#### Definitions: 
**Discriminative models**: computes the probability that given input belongs to a particular class - p(y|x)
- Usually *supervised* learning
- Useful for classification (i.e can be used to map an input x to a particular class y) <br>

**Generative model**: Learn the joint distribution of the input *and* class labels - p(x,y)
- Usually *unsupervised* learning 
- Convert to p(y|x) using probability rules 
- Useful for creating new data that looks like training data (i.e images) <br>

**Adversarial training**: Two or more "players" (i.e game AIs) are competing against each other (ex: Pacman) 
- What algorithm does it apply: minimax (algorithm that searches for optimized moves assuming that the opponent is also playing optimally) 

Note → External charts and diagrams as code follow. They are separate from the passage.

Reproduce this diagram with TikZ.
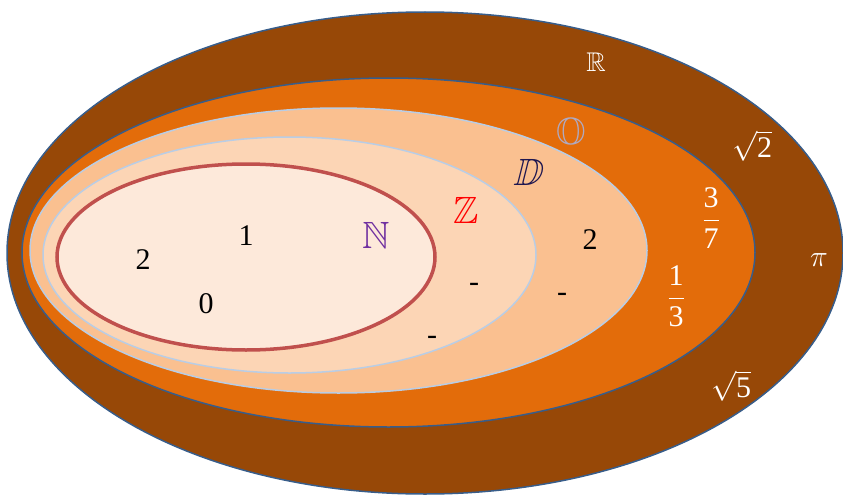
\RequirePackage{fix-cm}
\documentclass[tikz,border=0pt]{standalone}
\usepackage{amsmath,amssymb}
\usepackage{fontspec}
\setmainfont{Liberation Serif}
\usetikzlibrary{shapes.geometric}
\definecolor{realbrown}{RGB}{151,72,7}
\definecolor{ratorange}{RGB}{227,108,10}
\definecolor{decpeach}{RGB}{250,192,144}
\definecolor{intpeach}{RGB}{252,213,181}
\definecolor{natpink}{RGB}{253,233,218}
\definecolor{rimblue}{RGB}{56,93,138}
\definecolor{paleblue}{RGB}{185,205,229}
\definecolor{natred}{RGB}{192,80,77}
\definecolor{natviolet}{RGB}{112,48,160}
\definecolor{ratgrey}{RGB}{175,170,195}
\definecolor{decnavy}{RGB}{30,22,80}

\begin{document}
\begin{tikzpicture}[x=1pt, y=-1pt,
  set/.style={draw, ellipse, inner sep=0pt},
  num/.style={font=\fontsize{30}{32}\selectfont, inner sep=0pt},
  wnum/.style={num, text=white},
  sym/.style={font=\fontsize{38}{40}\selectfont, inner sep=0pt},
]
\useasboundingbox (0,0) rectangle (843,495);

% nested sets
\node[set, fill=realbrown, draw=rimblue, line width=1.5pt,
  minimum width=836, minimum height=482] (R) at (425,253) {};
\node[set, fill=ratorange, draw=rimblue, line width=1.5pt,
  minimum width=733, minimum height=349] (Q) at (388.5,252.5) {};
\node[set, fill=decpeach, draw=paleblue, line width=1.5pt,
  minimum width=617, minimum height=285] (D) at (338.5,250.5) {};
\node[set, fill=intpeach, draw=paleblue, line width=1.5pt,
  minimum width=493, minimum height=236] (Z) at (289.5,255) {};
\node[set, fill=natpink, draw=natred, line width=3.5pt,
  minimum width=378, minimum height=186] (N) at (246,257) {};

% set names
\node[sym, text=white, font=\fontsize{27}{29}\selectfont] (lR) at (596,62) {$\mathbb{R}$};
\node[sym, text=ratgrey] (lQ) at (571,135) {$\mathbb{O}$};
\node[sym, text=decnavy, xslant=0.25, transform shape] (lD) at (530,172) {$\mathbb{D}$};
\node[sym, text=red] (lZ) at (466,210) {$\mathbb{Z}$};
\node[sym, text=natviolet] (lN) at (376,235) {$\mathbb{N}$};

% elements
\node[num] (n2) at (143,260) {2};
\node[num] (n1) at (246,236) {1};
\node[num] (n0) at (206,304) {0};
\node[num] (z1) at (474,287) {-};
\node[num] (z2) at (432,340) {-};
\node[num] (d1) at (562,297) {-};
\node[num] (d2) at (590,240) {2};
\node[wnum] (q1) at (711,218) {$\dfrac{\text{3}}{\text{7}}$};
\node[wnum] (q2) at (676,296) {$\dfrac{\text{1}}{\text{3}}$};
\node[wnum] (r1) at (752,146) {$\sqrt{\text{2}}$};
\node[wnum] (r2) at (731,386) {$\sqrt{\text{5}}$};
\node[wnum] (r3) at (819,260) {$\pi$};
\end{tikzpicture}
\end{document}
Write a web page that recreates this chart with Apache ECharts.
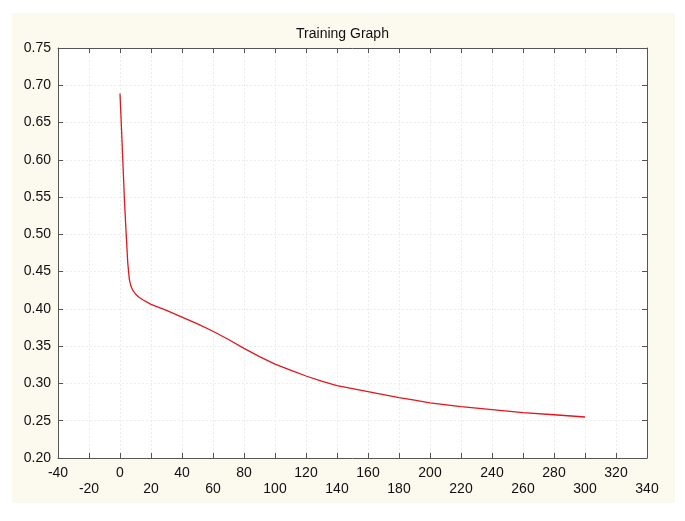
<!DOCTYPE html>
<html>
<head>
<meta charset="utf-8">
<script src="https://cdn.jsdelivr.net/npm/echarts@6/dist/echarts.min.js"></script>
<style>
html,body{margin:0;padding:0;background:#fff;}
#chart{width:685px;height:521px;}
</style>
</head>
<body>
<div id="chart"></div>
<script>
var titleText = 'Training Graph';
var epochs = [0, 1, 2, 3, 4, 5, 6, 7, 8, 10, 12, 15, 20, 25, 30, 40, 50, 60, 70, 80, 90, 100, 110, 120, 130, 140, 150, 160, 170, 180, 190, 200, 220, 240, 260, 280, 300];
var loss = [0.689, 0.640, 0.590, 0.540, 0.500, 0.462, 0.440, 0.431, 0.426, 0.420, 0.416, 0.412, 0.406, 0.402, 0.398, 0.389, 0.380, 0.370, 0.359, 0.347, 0.336, 0.326, 0.318, 0.310, 0.303, 0.297, 0.293, 0.289, 0.285, 0.281, 0.2775, 0.274, 0.269, 0.265, 0.261, 0.258, 0.255];
var xMin = -40, xMax = 340, xStep = 20;
var yMin = 0.20, yMax = 0.75, yStep = 0.05;

var points = epochs.map(function (e, i) { return [e, loss[i]]; });
var axisColor = '#555';
var gridLineStyle = { color: '#ececec', type: [2, 2], width: 1 };
var font = 'Liberation Sans, Arial, sans-serif';

function lineOpt() {
  return { show: true, onZero: false, lineStyle: { color: axisColor } };
}
function tickOpt() {
  return { show: true, inside: true, length: 5, lineStyle: { color: axisColor } };
}

var chart = echarts.init(document.getElementById('chart'));
chart.setOption({
  backgroundColor: '#ffffff',
  animation: false,
  graphic: [{
    type: 'rect', z: -10, silent: true,
    shape: { x: 12, y: 13, width: 663, height: 490 },
    style: { fill: '#fcf9ef' }
  }],
  title: {
    text: titleText, left: 'center', top: 22,
    textStyle: { fontFamily: font, fontSize: 14, fontWeight: 'normal', color: '#111' }
  },
  grid: { left: 58, right: 38, top: 48, bottom: 63, show: true, backgroundColor: '#fff', borderWidth: 0 },
  xAxis: [{
    type: 'value', min: xMin, max: xMax, interval: xStep, position: 'bottom',
    axisLine: lineOpt(), axisTick: tickOpt(),
    splitLine: { show: true, lineStyle: gridLineStyle },
    axisLabel: {
      margin: 7, fontFamily: font, fontSize: 14, color: '#111', lineHeight: 16,
      formatter: function (v) {
        var idx = Math.round((v - xMin) / xStep);
        return idx % 2 ? '\n' + v : '' + v;
      }
    }
  }, {
    type: 'value', min: xMin, max: xMax, interval: xStep, position: 'top',
    axisLine: lineOpt(), axisTick: tickOpt(),
    splitLine: { show: false }, axisLabel: { show: false }
  }],
  yAxis: [{
    type: 'value', min: yMin, max: yMax, interval: yStep, position: 'left',
    axisLine: lineOpt(), axisTick: tickOpt(),
    splitLine: { show: true, lineStyle: gridLineStyle },
    axisLabel: {
      margin: 7, fontFamily: font, fontSize: 14, color: '#111',
      formatter: function (v) { return v.toFixed(2); }
    }
  }, {
    type: 'value', min: yMin, max: yMax, interval: yStep, position: 'right',
    axisLine: lineOpt(), axisTick: tickOpt(),
    splitLine: { show: false }, axisLabel: { show: false }
  }],
  series: [{
    type: 'line', data: points, xAxisIndex: 0, yAxisIndex: 0,
    showSymbol: false, symbol: 'none', smooth: false,
    lineStyle: { color: '#e3161b', width: 1.3 }
  }]
});
</script>
</body>
</html>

## Generative Adversarial Networks (GANs)
- An example: counterfeiters and police, to represent the two models. 
    - Two players: 
        - counterfeiters to make money that can fool the police == **generator**
        - policemen who classify the money as real or fake == **discriminator**
    - Their process:
        - Analyze the situation using game theory (minimax) to achieve their goal 
    - End goal:
        - Generator creates examples so well that discriminator can't distinguish which are real and fake 
- Flow:
    - Generator takes in noise to produce fake data (that is indistinguishable from the training set) 
    - Discriminator takes in the fake data and real data
    - Discriminator then determines which data is genuine. Ultimately, we want the generator to win.

## How we train GANs:
- Generator G is a neural network that "up-samples" to generate examples
    - G receives noise distributed according to a prior $p_{z}$ (usually Gaussian) 
    - G produces examples in input-space <br>
- Discriminator D is a neural network that classifies 
    - D receives input from input-space, fake or real 
    - a probability that the input was real (1-that probability = p(fake)) 
    
#### Why are GANs adversarial? 
- Minimax game between D and G (they're competing)
- D is trained to *maximize* the probability of detecting real and fake examples
- G is trained to *minimize* the probability 
- Graphical explanation: if G has its own graph, then D would do its best to match that graph. 
    
#### Detailed explanation:
1. Generate batch of fake examples from G using noise prior (ground-truth label is 0)
2. Select batch of real examples from training data (ground-truth label is 1) 
3. Work first with D. Train D on both batches separately
    - Think of G as frozen, unable to work with  
4. Then, freeze D and train G, using random noise as input and 1 as ground-truth for all examples
    - Model for training G generates example from noise input and passes example through frozen D for input
        
#### Tips and Tricks for training: 
- Normalize inputs between [-1,1] instead of [0,1]. Use tanh for generator 
- Sample noise from Gaussian distribution 
- Avoid sparse gradients
    - Prefer leaky ReLUs instead of ReLUs (reasoning: practically identical, but leaky ReLUs have a small negative value when it's <1, which allows it to avoid being sparse) 
    - Prefer strided convolutions or average pooling instead of max pooling 
- Use Adam as the optimizer 
- One-sided label smoothing: use 0 and 0.9 instead of 0 and 1 for discriminator 

## Challenges with training GANs
- G isn't producing diverse outputs
    - Known as **Mode Collapse**: G produces low-diversity (also identical) copies of the same image.
    - Rather than learning the input distribution of the differences, G only learns the images that fool D and produces similar images with slight differences. 
    - When this occurs, the minimum and maxium is swapped. (normally G=min and max=D, but mode collapse flips these) 
- Problems with:
    - counting (i.e produces 4 eyes instead of 2 for a dog)
    - perspective (i.e an image has perspectives from multiple POVs) 
    - global structure (i.e nose placed where ears should be) )